The lawsuit was filed on behalf of the students by the Southern Poverty Law Center, the National Center for Lesbian Rights and Faegre & Benson, claiming the five were targets of harassment within the district, reports CBS affiliate WCCO.

The lawsuit was announced just a day after it was revealed federal investigators have been looking into complaints of harassment and bullying at Anoka-Hennepin since last fall. It cites the policy that requires staff to remain neutral when sexual orientation is discussed in the classroom, saying that prevents teachers from effectively protecting kids perceived as gay from bullying and harassment.

Last October, the district had changed its anti-bullying and harassment policies after six students committed suicide in the span of a year and a half. The district's own investigation found no evidence that bullying contributed to the deaths. But some family members and advocates disagreed.
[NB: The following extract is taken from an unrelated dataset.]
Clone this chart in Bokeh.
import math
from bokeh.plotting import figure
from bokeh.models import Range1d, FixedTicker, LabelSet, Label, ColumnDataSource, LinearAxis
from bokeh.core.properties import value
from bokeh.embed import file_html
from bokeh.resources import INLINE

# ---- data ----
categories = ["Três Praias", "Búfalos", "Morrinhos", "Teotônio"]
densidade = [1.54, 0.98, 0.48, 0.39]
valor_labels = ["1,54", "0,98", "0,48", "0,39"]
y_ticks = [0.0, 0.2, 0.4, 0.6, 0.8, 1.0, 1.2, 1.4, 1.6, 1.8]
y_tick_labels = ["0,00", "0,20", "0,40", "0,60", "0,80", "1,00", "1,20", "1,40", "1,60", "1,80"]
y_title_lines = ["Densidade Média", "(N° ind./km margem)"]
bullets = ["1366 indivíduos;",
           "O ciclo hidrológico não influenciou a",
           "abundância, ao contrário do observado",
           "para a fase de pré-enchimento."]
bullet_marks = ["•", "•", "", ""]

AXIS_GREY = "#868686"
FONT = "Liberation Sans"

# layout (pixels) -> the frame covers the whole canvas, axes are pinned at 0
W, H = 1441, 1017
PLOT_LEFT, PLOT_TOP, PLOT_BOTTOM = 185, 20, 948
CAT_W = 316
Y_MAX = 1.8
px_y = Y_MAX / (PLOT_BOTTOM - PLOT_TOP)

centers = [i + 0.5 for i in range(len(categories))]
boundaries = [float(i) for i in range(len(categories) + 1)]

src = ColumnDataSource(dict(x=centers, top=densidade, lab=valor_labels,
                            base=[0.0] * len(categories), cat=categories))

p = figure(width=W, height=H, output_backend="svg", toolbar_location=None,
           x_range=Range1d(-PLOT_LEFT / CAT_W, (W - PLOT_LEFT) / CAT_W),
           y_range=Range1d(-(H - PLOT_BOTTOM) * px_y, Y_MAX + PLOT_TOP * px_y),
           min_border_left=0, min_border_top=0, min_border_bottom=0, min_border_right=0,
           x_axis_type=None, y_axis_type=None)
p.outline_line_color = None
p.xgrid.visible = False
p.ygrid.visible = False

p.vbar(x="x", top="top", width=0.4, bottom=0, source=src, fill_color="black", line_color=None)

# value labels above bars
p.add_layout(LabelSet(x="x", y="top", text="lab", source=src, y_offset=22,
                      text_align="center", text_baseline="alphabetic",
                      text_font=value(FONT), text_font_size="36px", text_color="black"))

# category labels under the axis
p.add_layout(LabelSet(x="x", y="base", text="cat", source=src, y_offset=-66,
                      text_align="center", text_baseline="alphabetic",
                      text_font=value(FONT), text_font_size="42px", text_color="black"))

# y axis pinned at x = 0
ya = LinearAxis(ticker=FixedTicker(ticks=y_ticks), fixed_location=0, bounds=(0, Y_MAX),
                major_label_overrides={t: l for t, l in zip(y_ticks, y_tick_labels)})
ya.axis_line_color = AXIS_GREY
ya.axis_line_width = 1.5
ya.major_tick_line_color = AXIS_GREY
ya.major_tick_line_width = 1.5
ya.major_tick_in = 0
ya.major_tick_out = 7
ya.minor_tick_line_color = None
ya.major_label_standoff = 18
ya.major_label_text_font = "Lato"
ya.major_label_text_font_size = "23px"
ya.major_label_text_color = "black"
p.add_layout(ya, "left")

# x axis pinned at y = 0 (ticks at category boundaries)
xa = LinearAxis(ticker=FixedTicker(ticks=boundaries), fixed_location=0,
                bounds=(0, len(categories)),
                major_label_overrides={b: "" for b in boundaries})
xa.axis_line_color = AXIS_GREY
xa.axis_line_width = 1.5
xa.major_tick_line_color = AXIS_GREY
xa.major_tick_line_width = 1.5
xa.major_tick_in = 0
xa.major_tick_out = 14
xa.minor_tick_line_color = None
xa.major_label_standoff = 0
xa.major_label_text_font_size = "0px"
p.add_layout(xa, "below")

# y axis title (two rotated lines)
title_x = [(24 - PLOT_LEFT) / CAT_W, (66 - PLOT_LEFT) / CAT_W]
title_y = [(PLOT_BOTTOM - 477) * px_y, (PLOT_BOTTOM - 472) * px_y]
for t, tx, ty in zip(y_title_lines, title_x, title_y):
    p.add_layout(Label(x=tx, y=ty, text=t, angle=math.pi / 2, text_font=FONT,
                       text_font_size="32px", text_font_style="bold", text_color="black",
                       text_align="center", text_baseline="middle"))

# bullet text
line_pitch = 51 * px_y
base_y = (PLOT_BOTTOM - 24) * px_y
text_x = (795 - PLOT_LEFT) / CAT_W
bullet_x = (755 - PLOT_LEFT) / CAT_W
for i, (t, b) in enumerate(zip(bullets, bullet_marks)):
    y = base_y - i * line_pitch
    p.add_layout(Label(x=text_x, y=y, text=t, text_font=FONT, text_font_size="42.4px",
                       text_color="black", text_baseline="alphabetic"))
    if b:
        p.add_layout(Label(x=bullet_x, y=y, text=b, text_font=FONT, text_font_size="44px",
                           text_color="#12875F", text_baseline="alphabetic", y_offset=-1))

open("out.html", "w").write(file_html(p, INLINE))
"We are disappointed that the district fails to see the serious harm this policy is causing its students," said Sam Wolfe, the head attorney behind the lawsuit, reports WCCO. "School and district officials who are entrusted with the safety and education of all students continue to ignore, minimize, dismiss, and even blame victims for the abusive behavior of other students."

The students want a judge to block the policy and award them damages.
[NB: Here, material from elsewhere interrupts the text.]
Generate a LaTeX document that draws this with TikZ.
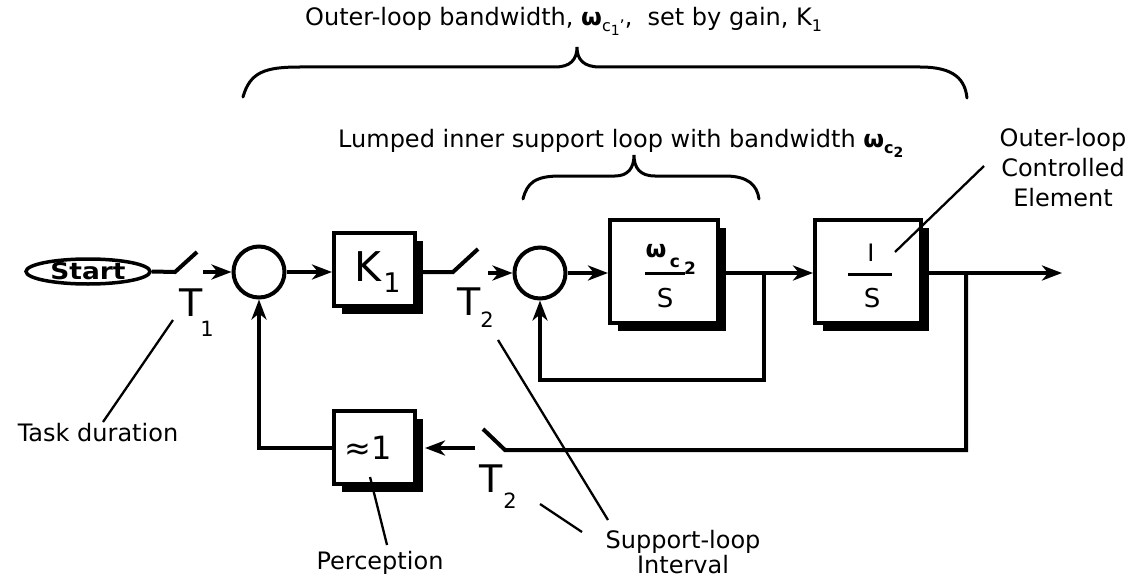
\documentclass[tikz,border=0pt]{standalone}
\usepackage{fontspec}
\setmainfont{DejaVu Sans}
\usetikzlibrary{arrows.meta,shapes.geometric,shadows}
\newcommand\fs[1]{\fontsize{#1}{#1}\selectfont}
\newcommand\lowsub[2][16]{\raisebox{-0.45ex}{\fs{#1}#2}}
\tikzset{
  wire/.style={line width=4pt},
  arr/.style={line width=4pt,-{Stealth[length=20pt,width=15pt,inset=6pt]}},
  blk/.style={draw,line width=4pt,fill=white,inner sep=0pt,
    drop shadow={shadow xshift=8pt,shadow yshift=-8pt,fill=black,opacity=1}},
  sumc/.style={circle,draw,line width=4pt,minimum size=51pt,inner sep=0pt},
  lbl/.style={inner sep=0pt,font=\fs{24}},
  ptr/.style={line width=2.3pt},
  brc/.style={line width=3pt,line cap=round}
}
\begin{document}
\begin{tikzpicture}[x=1pt,y=-1pt]
\useasboundingbox (0,0) rectangle (1135,583);
% blocks
\node[ellipse,draw,line width=3.5pt,minimum width=124pt,minimum height=25pt,inner sep=0pt] (start) at (88,271.5) {\scalebox{1.15}[1]{\fs{23}\bfseries Start}};
\node[sumc] (c1) at (259,272) {};
\node[blk,minimum width=81pt,minimum height=73pt] (k1) at (374.5,269.5) {};
\node[sumc] (c2) at (540,273) {};
\node[blk,minimum width=108pt,minimum height=103pt] (g) at (664,271.5) {};
\node[blk,minimum width=106pt,minimum height=103pt] (p) at (868,271.5) {};
\node[blk,minimum width=81pt,minimum height=73pt] (fb) at (374.5,447.5) {};
% block contents
\node[inner sep=0pt] (kK) at (368,267) {\fs{41}K};
\node[inner sep=0pt] (kS) at (392,283) {\fs{27}1};
\node[inner sep=0pt] (fbT) at (368,448) {\fs{32}≈1};
\node[inner sep=0pt] (gw) at (656,251) {\fs{24}\bfseries ω};
\node[inner sep=0pt] (gc) at (675,263) {\fs{17}\bfseries c};
\node[inner sep=0pt] (g2) at (690,268) {\fs{17}\bfseries 2};
\coordinate (gbarL) at (645,273); \coordinate (gbarR) at (685,273);
\draw[line width=3pt] (gbarL) -- (gbarR);
\node[inner sep=0pt] (gS) at (665,298) {\fs{26}S};
\node[inner sep=0pt] (pI) at (871,253) {\fs{24}I};
\coordinate (pbarL) at (848,274); \coordinate (pbarR) at (892,274);
\draw[line width=3pt] (pbarL) -- (pbarR);
\node[inner sep=0pt] (pS) at (872,298) {\fs{26}S};
% switch labels
\node[inner sep=0pt] (t1) at (191,303) {\fs{38}T};
\node[inner sep=0pt] (t1n) at (207,329) {\fs{21}1};
\node[inner sep=0pt] (t2) at (469,302) {\fs{38}T};
\node[inner sep=0pt] (t2n) at (487,320) {\fs{21}2};
\node[inner sep=0pt] (t3) at (491,479) {\fs{38}T};
\node[inner sep=0pt] (t3n) at (510,501) {\fs{21}2};
% forward path
\coordinate (s1a) at (175,272); \coordinate (s1b) at (197,252); \coordinate (s1c) at (203,272);
\draw[wire] (start.east) -- (s1a) -- (s1b);
\draw[arr] (s1c) -- (c1.west);
\draw[arr] (c1.east) -- (c1.east -| k1.west);
\coordinate (s2a) at (453,272); \coordinate (s2b) at (478,249); \coordinate (s2c) at (488,273);
\draw[wire] (k1.east |- s2a) -- (s2a) -- (s2b);
\draw[arr] (s2c) -- (c2.west);
\draw[arr] (c2.east) -- (c2.east -| g.west);
\draw[arr] (g.east |- c2) -- (p.west |- c2);
\coordinate (out) at (1062,273);
\draw[arr] (p.east |- c2) -- (out);
% inner loop
\coordinate (j1) at (764,273); \coordinate (j1b) at (764,380);
\draw[arr] (j1) -- (j1b) -| (c2.south);
% outer loop
\coordinate (j2) at (966,273); \coordinate (j2b) at (966,450);
\coordinate (s3a) at (505,450); \coordinate (s3b) at (483,429); \coordinate (s3c) at (475,448);
\coordinate (fbr) at (425,448);
\draw[wire] (j2) -- (j2b) -- (s3a) -- (s3b);
\draw[arr] (s3c) -- (fbr);
\draw[arr] (fb.west) -- (c1.south |- fb.west) -- (c1.south);
% texts
\node[lbl,anchor=west] (title) at (305,21) {Outer-loop bandwidth, \textbf{ω}\lowsub{c\lowsub[14]{1}’},\ \ set by gain, K\lowsub{1}};
\node[lbl,anchor=west] (inner) at (338,143) {Lumped inner support loop with bandwidth \textbf{ω}\lowsub{\bfseries c\lowsub[14]{2}}};
\node[lbl,align=center,font=\fontsize{24}{30}\selectfont] (ole) at (1063,168) {Outer-loop\\Controlled\\Element};
\node[lbl] (task) at (98,433) {Task duration};
\node[lbl] (perc) at (380,563) {Perception};
\node[lbl,align=center,font=\fontsize{24}{25}\selectfont] (sli) at (683,552) {Support-loop\\Interval};
% pointers
\coordinate (tdA) at (173,320); \coordinate (tdB) at (103,422);
\draw[ptr] (tdA) -- (tdB);
\coordinate (peA) at (370,477); \coordinate (peB) at (387,545);
\draw[ptr] (peA) -- (peB);
\coordinate (slA) at (498,340); \coordinate (slB) at (608,520);
\draw[ptr] (slA) -- (slB);
\coordinate (slC) at (540,504); \coordinate (slD) at (582,532);
\draw[ptr] (slC) -- (slD);
\coordinate (olA) at (895,252); \coordinate (olB) at (984,166);
\draw[ptr] (olA) -- (olB);
% braces
\coordinate (obL) at (243,97); \coordinate (obC) at (577,47); \coordinate (obR) at (967,98);
\draw[brc] (obL) .. controls (250,72) and (265,67) .. (300,67) -- (555,67)
  .. controls (570,67) and (577,60) .. (obC)
  .. controls (577,60) and (584,67) .. (600,67) -- (920,67)
  .. controls (955,67) and (965,80) .. (obR);
\coordinate (ibL) at (523,199); \coordinate (ibC) at (634,155); \coordinate (ibR) at (759,199);
\draw[brc] (ibL) .. controls (527,183) and (535,176) .. (560,176) -- (615,176)
  .. controls (628,176) and (634,168) .. (ibC)
  .. controls (634,168) and (640,176) .. (655,176) -- (725,176)
  .. controls (748,176) and (757,185) .. (ibR);
\end{tikzpicture}
\end{document}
"There is something seriously wrong in the Anoka-Hennepin School District, and district officials know it," said Kate Kendell, executive director for the National Center for Lesbian Rights, reports the station. "This epidemic of harassment -- unlike anything we've seen in neighboring districts -- is plainly fueled by the district's shameful and illegal policy singling out LGBT people and LGBT people alone for total exclusion from acknowledgement within the classroom."

The lawsuit says the district's "gag policy" has prohibited staff members from offering support to GLBT students, or to even acknowledge their existence. The legal team behind the lawsuit claims that policy of neutrality led to an environment where in certain students' rights were violated.